Science for SEO: Advances in IE for the Web

This article was published in the ACM communications and was written by Oren Etzioni, Michele Banko,Stephen Soderland, and Daniel S. Weld. It's freely availble and you can read the whole issue here.

Google usually give you way too many documents when you're searching for a very simple query, and as the Authors say: does not allow you to make very advanced searches like listing all the people who published at a conference and list them by geographical location. In fact the "Advances search" function allows for very basic operations. He says that the time has come for systems to sift through all the information for you and deliver an answer to your query. I obviously agree since this is the area I work in :)

They discuss a range of Information extraction (IE) methods that are "Open" as in the identities of the relations to be extracted are unknown and the all of the mountains of web documents need highly scalable processing. (Open domains are exceptionally hard to test on, so usually you test on a "closed domain" which is far more structured and easier to obtain good results from - the 2nd step is extending this method to work in an "open" domain).

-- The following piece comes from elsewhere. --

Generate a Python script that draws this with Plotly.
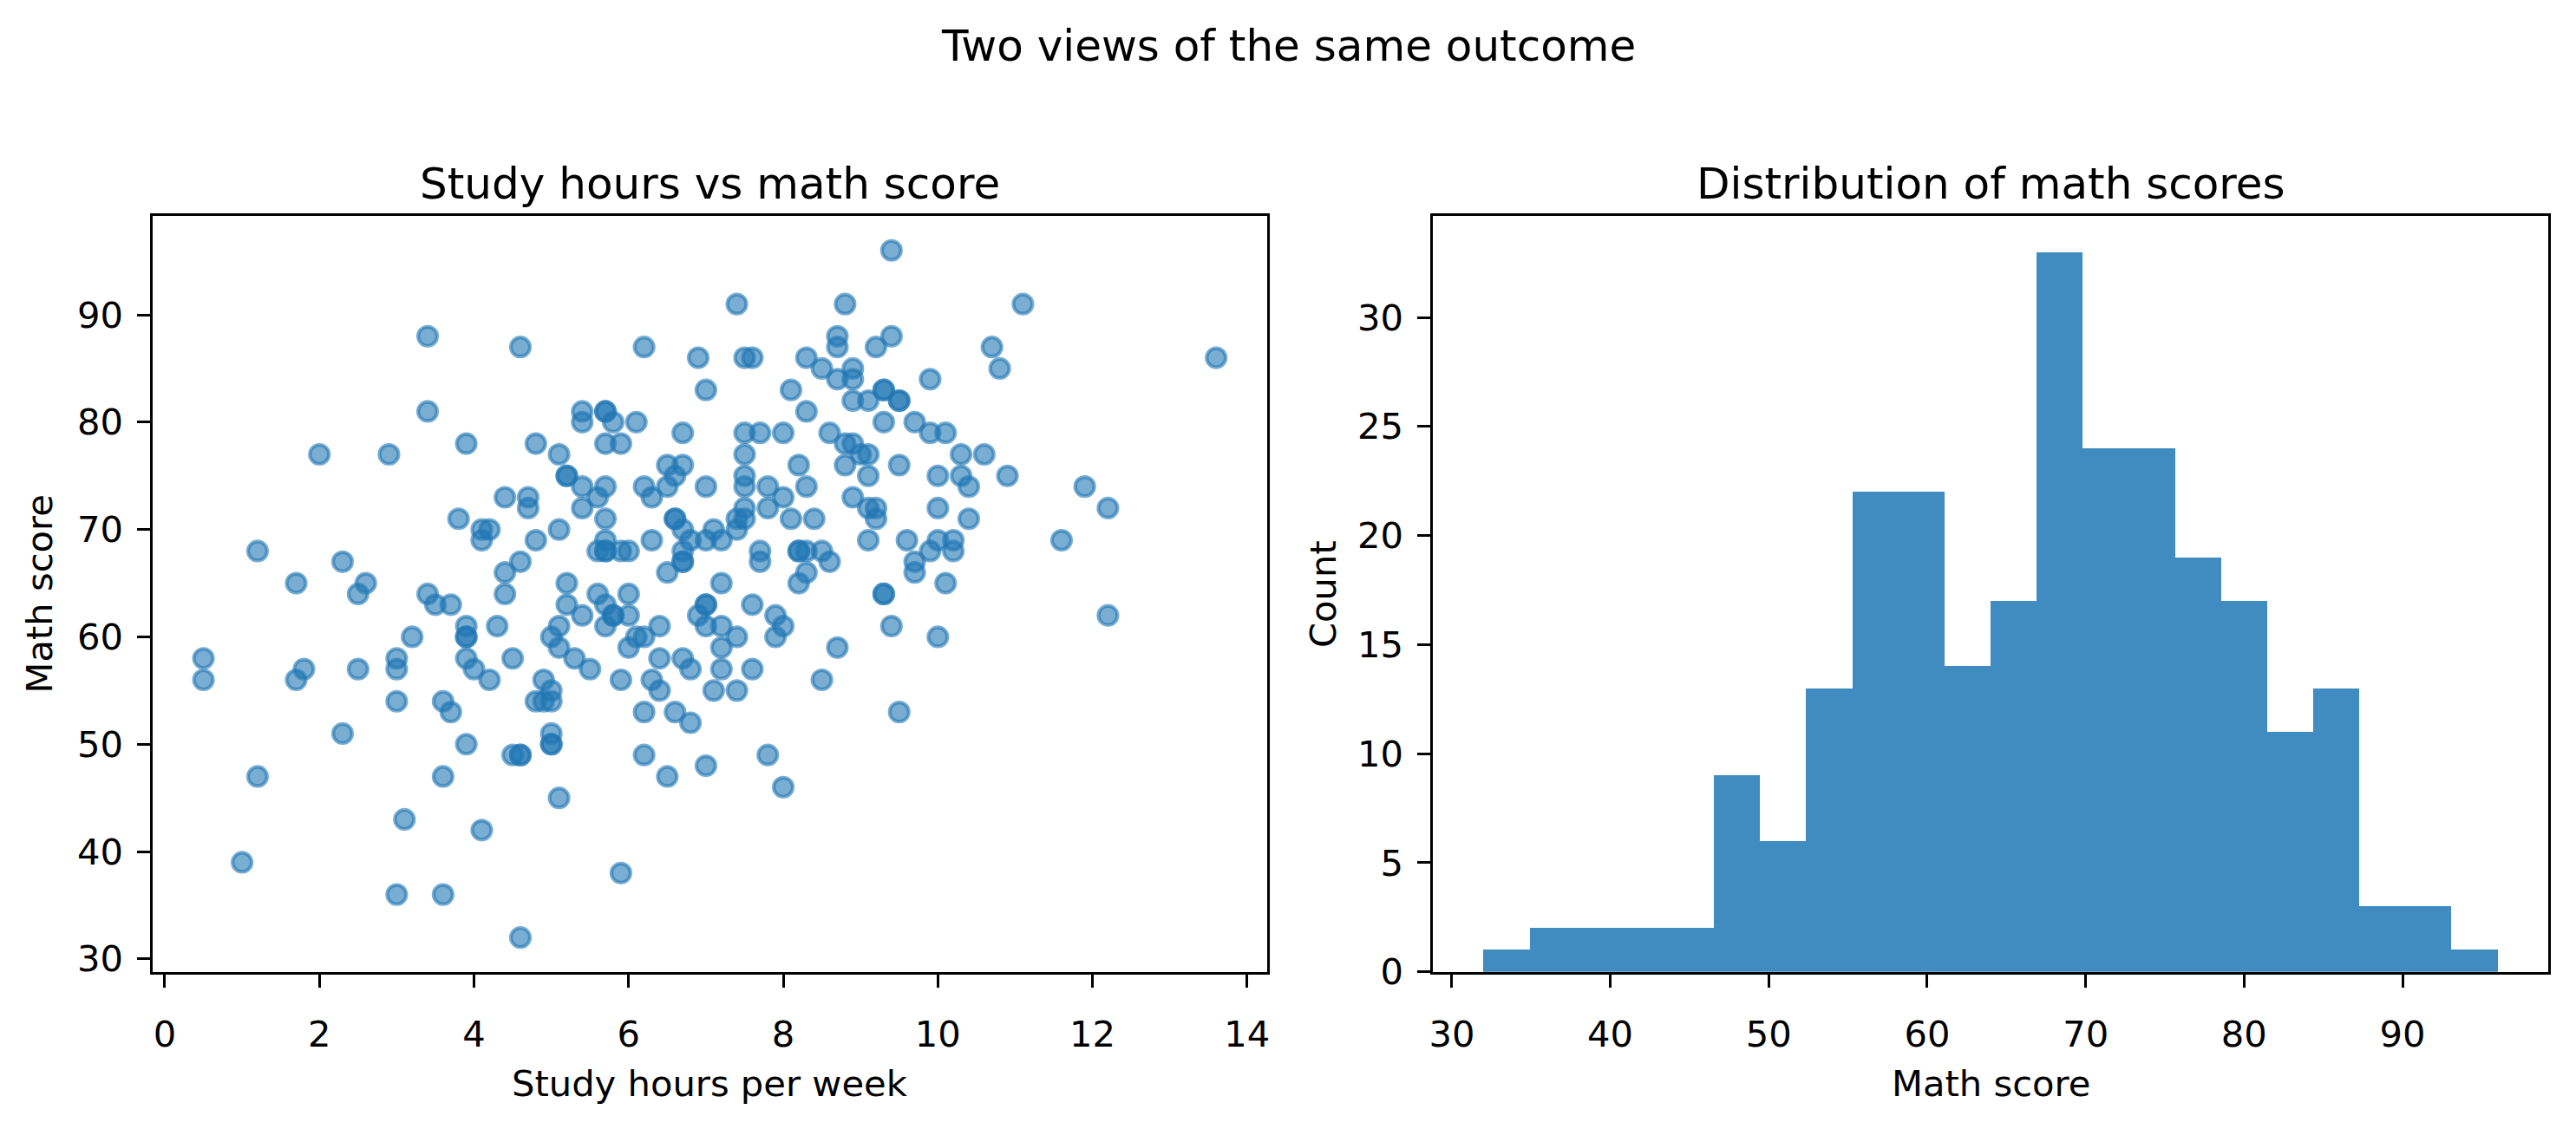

What's an IE system composed of?

The extractor finds entities and relationships between them, and you can use RDF (semantic web) or another formal language. You need an enormous amount of knowledge to do this, and this can be obtained from a ready made knowledgebase made through supervised or unsupervised machine learning methods.

IE methods:

- Knowldege-based methods:

This relies on pattern-matching, human-made rules constructed for each domain. Semantic classes are applied and relationships identified between concepts, however this is obviously not scalable (I can guarantee you that as my own system is KB-based).

- Supervised methods:

Learns an extractor from a training set which has been tagged by humans. The system uses a domain-independent architecture and sentence analyser. Patterns are automatically learned this way and the machine can find facts about texts. Getting training data is the problem. Snowball and such systems addressed this issue by reducing the manual labour necessary to create relation-specific extraction. Recent work with Markov models for example.

- Unsupervised methods:

Labels it's own training data using a small set of domain-independant extraction patterns. KnowledgeItAll was the 1st system to do this, extracting from web pages, unsupervised large-scale and domain independent. It Bootstraps its learning process. Very very basically (see document for loads more detail) the rules were applied to web pages found via SE queries and the extractions were assigned a probability. Later frequency stats were added. It uses labeled data and made classifiers.

Yep - next is Wikipedia which I think we all take a bit for granted. The Intelligence in Wikipedia Project (IWP)It also uses unsupervised training to train its extractors, then IWP bootstraps from the wikipedia corpus. The cool thing about using Wikipedia as a corpus, as many have figured out, is that it's nicely structured. It's used to complement Wikipedia with additional content.

Open IE (web extraction):

The problem is that it is huge and very unstructured. I think it's the hardest corpus ever to be tackled. These systems can for example learn from a model of how relations are expressed based on features like part-of-speech tags, domain-independent regular expressions and so on.

The new method for IE:

The authors analysed 500 randomly selected sentences from a training corpus.

They found that most relationships could be characterized by a set of relation-independent patterns.

TextRunner extracts high-quality information from sentences and learns the relations (you can actually test it), classes and entities from the corpus using its relation-independent extraction model. You will find more references to Markov models here, and also find out how it trains a conditional random field. The sentences are extracted linearly, and it extracts triples that it thinks are important. The language on the web is very ambiguous though which makes it notoriously difficult to deal with. I think it's important to say that TextRunner uses Lucene (very good open source search engine - many of us owe a lot to it).

They tested Open IE in collaboration with Google and found that it highly increased precision and recall.

It can be used for IR tasks of course, but also opinion mining, product feature extraction, Q&A, fact checking, and loads of others.

Further research is aready being carried on where the system is able to reason based on facts and generalizations. They will use ontologies like WordNet (good 'ol WN) and cyc, Freebase and OpenMind.

See. web 3.0, the web of machine reasoning and information extraction is very very real.